-- TO DO --
Reproduce the listing below exactly, minus its pictures.

-- Figure scripts --
Begin
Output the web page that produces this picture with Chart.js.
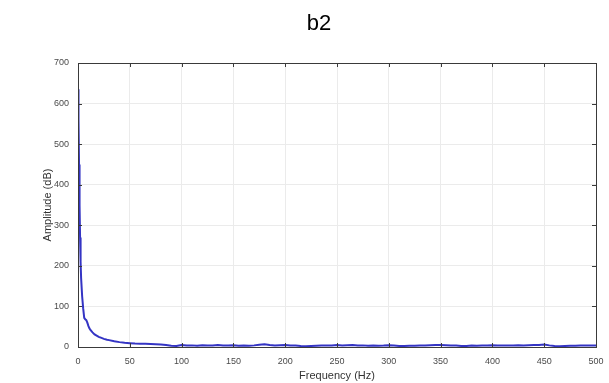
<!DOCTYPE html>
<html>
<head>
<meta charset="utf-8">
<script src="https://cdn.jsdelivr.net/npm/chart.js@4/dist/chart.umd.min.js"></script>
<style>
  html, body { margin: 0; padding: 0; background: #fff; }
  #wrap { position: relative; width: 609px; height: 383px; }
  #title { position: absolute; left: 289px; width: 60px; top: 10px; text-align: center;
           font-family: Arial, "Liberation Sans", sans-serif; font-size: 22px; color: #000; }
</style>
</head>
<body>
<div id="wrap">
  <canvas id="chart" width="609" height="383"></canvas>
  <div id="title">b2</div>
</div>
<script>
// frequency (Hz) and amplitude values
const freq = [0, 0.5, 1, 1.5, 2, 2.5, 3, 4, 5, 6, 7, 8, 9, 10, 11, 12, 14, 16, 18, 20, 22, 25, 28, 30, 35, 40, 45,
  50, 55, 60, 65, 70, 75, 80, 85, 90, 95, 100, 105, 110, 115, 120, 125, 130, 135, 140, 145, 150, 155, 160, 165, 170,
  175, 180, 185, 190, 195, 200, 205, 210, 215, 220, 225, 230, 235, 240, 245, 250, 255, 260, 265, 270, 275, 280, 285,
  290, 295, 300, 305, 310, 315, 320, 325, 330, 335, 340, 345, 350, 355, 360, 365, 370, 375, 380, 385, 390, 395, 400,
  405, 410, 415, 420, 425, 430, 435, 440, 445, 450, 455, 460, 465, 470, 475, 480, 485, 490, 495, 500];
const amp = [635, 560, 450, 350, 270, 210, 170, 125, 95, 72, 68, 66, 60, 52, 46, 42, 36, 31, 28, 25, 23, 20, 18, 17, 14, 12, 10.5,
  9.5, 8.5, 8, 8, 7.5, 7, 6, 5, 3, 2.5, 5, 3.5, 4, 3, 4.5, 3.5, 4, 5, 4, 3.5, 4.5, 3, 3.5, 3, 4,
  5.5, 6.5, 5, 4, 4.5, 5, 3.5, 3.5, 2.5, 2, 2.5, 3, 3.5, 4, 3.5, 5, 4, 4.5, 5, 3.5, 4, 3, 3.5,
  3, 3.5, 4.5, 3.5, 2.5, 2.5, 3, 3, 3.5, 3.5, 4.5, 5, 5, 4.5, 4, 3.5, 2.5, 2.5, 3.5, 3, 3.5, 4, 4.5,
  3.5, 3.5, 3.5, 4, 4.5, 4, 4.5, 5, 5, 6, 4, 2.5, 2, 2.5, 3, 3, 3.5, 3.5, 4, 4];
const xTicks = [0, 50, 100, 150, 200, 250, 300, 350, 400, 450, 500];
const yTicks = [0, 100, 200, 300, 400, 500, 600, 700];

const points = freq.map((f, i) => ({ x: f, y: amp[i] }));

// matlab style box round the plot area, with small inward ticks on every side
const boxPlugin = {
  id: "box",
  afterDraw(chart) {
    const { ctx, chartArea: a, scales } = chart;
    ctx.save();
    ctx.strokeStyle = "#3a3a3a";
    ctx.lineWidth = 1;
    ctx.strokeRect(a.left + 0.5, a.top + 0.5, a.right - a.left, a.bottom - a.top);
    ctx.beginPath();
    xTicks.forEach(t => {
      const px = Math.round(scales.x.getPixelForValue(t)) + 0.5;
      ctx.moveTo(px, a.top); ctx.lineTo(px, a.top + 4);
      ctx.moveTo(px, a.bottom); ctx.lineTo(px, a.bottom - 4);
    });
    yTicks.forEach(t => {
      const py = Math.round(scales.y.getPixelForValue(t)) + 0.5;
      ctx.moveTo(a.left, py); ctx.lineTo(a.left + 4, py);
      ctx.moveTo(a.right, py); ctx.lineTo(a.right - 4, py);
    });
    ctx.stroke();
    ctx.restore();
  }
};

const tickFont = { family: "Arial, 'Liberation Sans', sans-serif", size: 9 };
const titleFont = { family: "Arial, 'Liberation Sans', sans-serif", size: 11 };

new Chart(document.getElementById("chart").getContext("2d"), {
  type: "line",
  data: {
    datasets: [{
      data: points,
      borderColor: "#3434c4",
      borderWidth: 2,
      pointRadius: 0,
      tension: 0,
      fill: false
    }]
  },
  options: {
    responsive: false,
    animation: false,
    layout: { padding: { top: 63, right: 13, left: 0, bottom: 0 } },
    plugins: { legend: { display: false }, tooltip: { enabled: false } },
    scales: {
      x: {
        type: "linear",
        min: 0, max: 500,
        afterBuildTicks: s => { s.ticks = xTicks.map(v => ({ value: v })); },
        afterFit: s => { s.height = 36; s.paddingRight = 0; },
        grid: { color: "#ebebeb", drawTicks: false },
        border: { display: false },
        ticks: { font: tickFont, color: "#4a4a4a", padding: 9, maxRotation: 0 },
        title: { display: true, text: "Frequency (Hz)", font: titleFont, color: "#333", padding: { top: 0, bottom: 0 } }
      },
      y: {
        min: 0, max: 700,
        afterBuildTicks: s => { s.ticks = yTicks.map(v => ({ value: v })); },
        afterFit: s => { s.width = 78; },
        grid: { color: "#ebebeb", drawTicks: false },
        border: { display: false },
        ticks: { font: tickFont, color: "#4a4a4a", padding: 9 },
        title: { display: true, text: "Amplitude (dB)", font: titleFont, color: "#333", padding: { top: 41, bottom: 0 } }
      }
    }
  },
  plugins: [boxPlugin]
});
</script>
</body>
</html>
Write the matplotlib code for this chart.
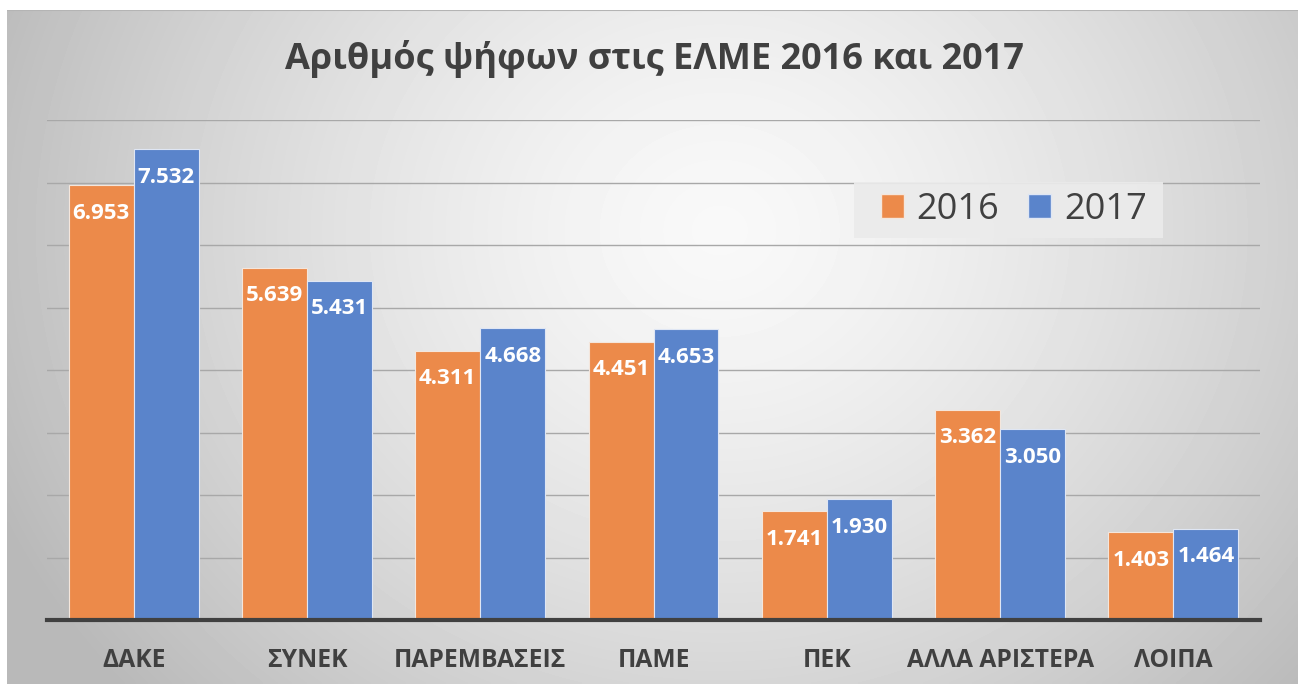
End
-- RESPONSE FOR THIS EXERCISE --
Output the web page that produces this picture with Chart.js.
<!DOCTYPE html>
<html>
<head>
<meta charset="utf-8">
<script src="https://cdn.jsdelivr.net/npm/chart.js@4/dist/chart.umd.min.js"></script>
<style>
  html, body { margin: 0; padding: 0; background: #fff; }
  #wrap { position: relative; width: 609px; height: 383px; }
  #title { position: absolute; left: 289px; width: 60px; top: 10px; text-align: center;
           font-family: Arial, "Liberation Sans", sans-serif; font-size: 22px; color: #000; }
</style>
</head>
<body>
<div id="wrap">
  <canvas id="chart" width="609" height="383"></canvas>
  <div id="title">b2</div>
</div>
<script>
// frequency (Hz) and amplitude values
const freq = [0, 0.5, 1, 1.5, 2, 2.5, 3, 4, 5, 6, 7, 8, 9, 10, 11, 12, 14, 16, 18, 20, 22, 25, 28, 30, 35, 40, 45,
  50, 55, 60, 65, 70, 75, 80, 85, 90, 95, 100, 105, 110, 115, 120, 125, 130, 135, 140, 145, 150, 155, 160, 165, 170,
  175, 180, 185, 190, 195, 200, 205, 210, 215, 220, 225, 230, 235, 240, 245, 250, 255, 260, 265, 270, 275, 280, 285,
  290, 295, 300, 305, 310, 315, 320, 325, 330, 335, 340, 345, 350, 355, 360, 365, 370, 375, 380, 385, 390, 395, 400,
  405, 410, 415, 420, 425, 430, 435, 440, 445, 450, 455, 460, 465, 470, 475, 480, 485, 490, 495, 500];
const amp = [635, 560, 450, 350, 270, 210, 170, 125, 95, 72, 68, 66, 60, 52, 46, 42, 36, 31, 28, 25, 23, 20, 18, 17, 14, 12, 10.5,
  9.5, 8.5, 8, 8, 7.5, 7, 6, 5, 3, 2.5, 5, 3.5, 4, 3, 4.5, 3.5, 4, 5, 4, 3.5, 4.5, 3, 3.5, 3, 4,
  5.5, 6.5, 5, 4, 4.5, 5, 3.5, 3.5, 2.5, 2, 2.5, 3, 3.5, 4, 3.5, 5, 4, 4.5, 5, 3.5, 4, 3, 3.5,
  3, 3.5, 4.5, 3.5, 2.5, 2.5, 3, 3, 3.5, 3.5, 4.5, 5, 5, 4.5, 4, 3.5, 2.5, 2.5, 3.5, 3, 3.5, 4, 4.5,
  3.5, 3.5, 3.5, 4, 4.5, 4, 4.5, 5, 5, 6, 4, 2.5, 2, 2.5, 3, 3, 3.5, 3.5, 4, 4];
const xTicks = [0, 50, 100, 150, 200, 250, 300, 350, 400, 450, 500];
const yTicks = [0, 100, 200, 300, 400, 500, 600, 700];

const points = freq.map((f, i) => ({ x: f, y: amp[i] }));

// matlab style box round the plot area, with small inward ticks on every side
const boxPlugin = {
  id: "box",
  afterDraw(chart) {
    const { ctx, chartArea: a, scales } = chart;
    ctx.save();
    ctx.strokeStyle = "#3a3a3a";
    ctx.lineWidth = 1;
    ctx.strokeRect(a.left + 0.5, a.top + 0.5, a.right - a.left, a.bottom - a.top);
    ctx.beginPath();
    xTicks.forEach(t => {
      const px = Math.round(scales.x.getPixelForValue(t)) + 0.5;
      ctx.moveTo(px, a.top); ctx.lineTo(px, a.top + 4);
      ctx.moveTo(px, a.bottom); ctx.lineTo(px, a.bottom - 4);
    });
    yTicks.forEach(t => {
      const py = Math.round(scales.y.getPixelForValue(t)) + 0.5;
      ctx.moveTo(a.left, py); ctx.lineTo(a.left + 4, py);
      ctx.moveTo(a.right, py); ctx.lineTo(a.right - 4, py);
    });
    ctx.stroke();
    ctx.restore();
  }
};

const tickFont = { family: "Arial, 'Liberation Sans', sans-serif", size: 9 };
const titleFont = { family: "Arial, 'Liberation Sans', sans-serif", size: 11 };

new Chart(document.getElementById("chart").getContext("2d"), {
  type: "line",
  data: {
    datasets: [{
      data: points,
      borderColor: "#3434c4",
      borderWidth: 2,
      pointRadius: 0,
      tension: 0,
      fill: false
    }]
  },
  options: {
    responsive: false,
    animation: false,
    layout: { padding: { top: 63, right: 13, left: 0, bottom: 0 } },
    plugins: { legend: { display: false }, tooltip: { enabled: false } },
    scales: {
      x: {
        type: "linear",
        min: 0, max: 500,
        afterBuildTicks: s => { s.ticks = xTicks.map(v => ({ value: v })); },
        afterFit: s => { s.height = 36; s.paddingRight = 0; },
        grid: { color: "#ebebeb", drawTicks: false },
        border: { display: false },
        ticks: { font: tickFont, color: "#4a4a4a", padding: 9, maxRotation: 0 },
        title: { display: true, text: "Frequency (Hz)", font: titleFont, color: "#333", padding: { top: 0, bottom: 0 } }
      },
      y: {
        min: 0, max: 700,
        afterBuildTicks: s => { s.ticks = yTicks.map(v => ({ value: v })); },
        afterFit: s => { s.width = 78; },
        grid: { color: "#ebebeb", drawTicks: false },
        border: { display: false },
        ticks: { font: tickFont, color: "#4a4a4a", padding: 9 },
        title: { display: true, text: "Amplitude (dB)", font: titleFont, color: "#333", padding: { top: 41, bottom: 0 } }
      }
    }
  },
  plugins: [boxPlugin]
});
</script>
</body>
</html>
Write the matplotlib code for this chart.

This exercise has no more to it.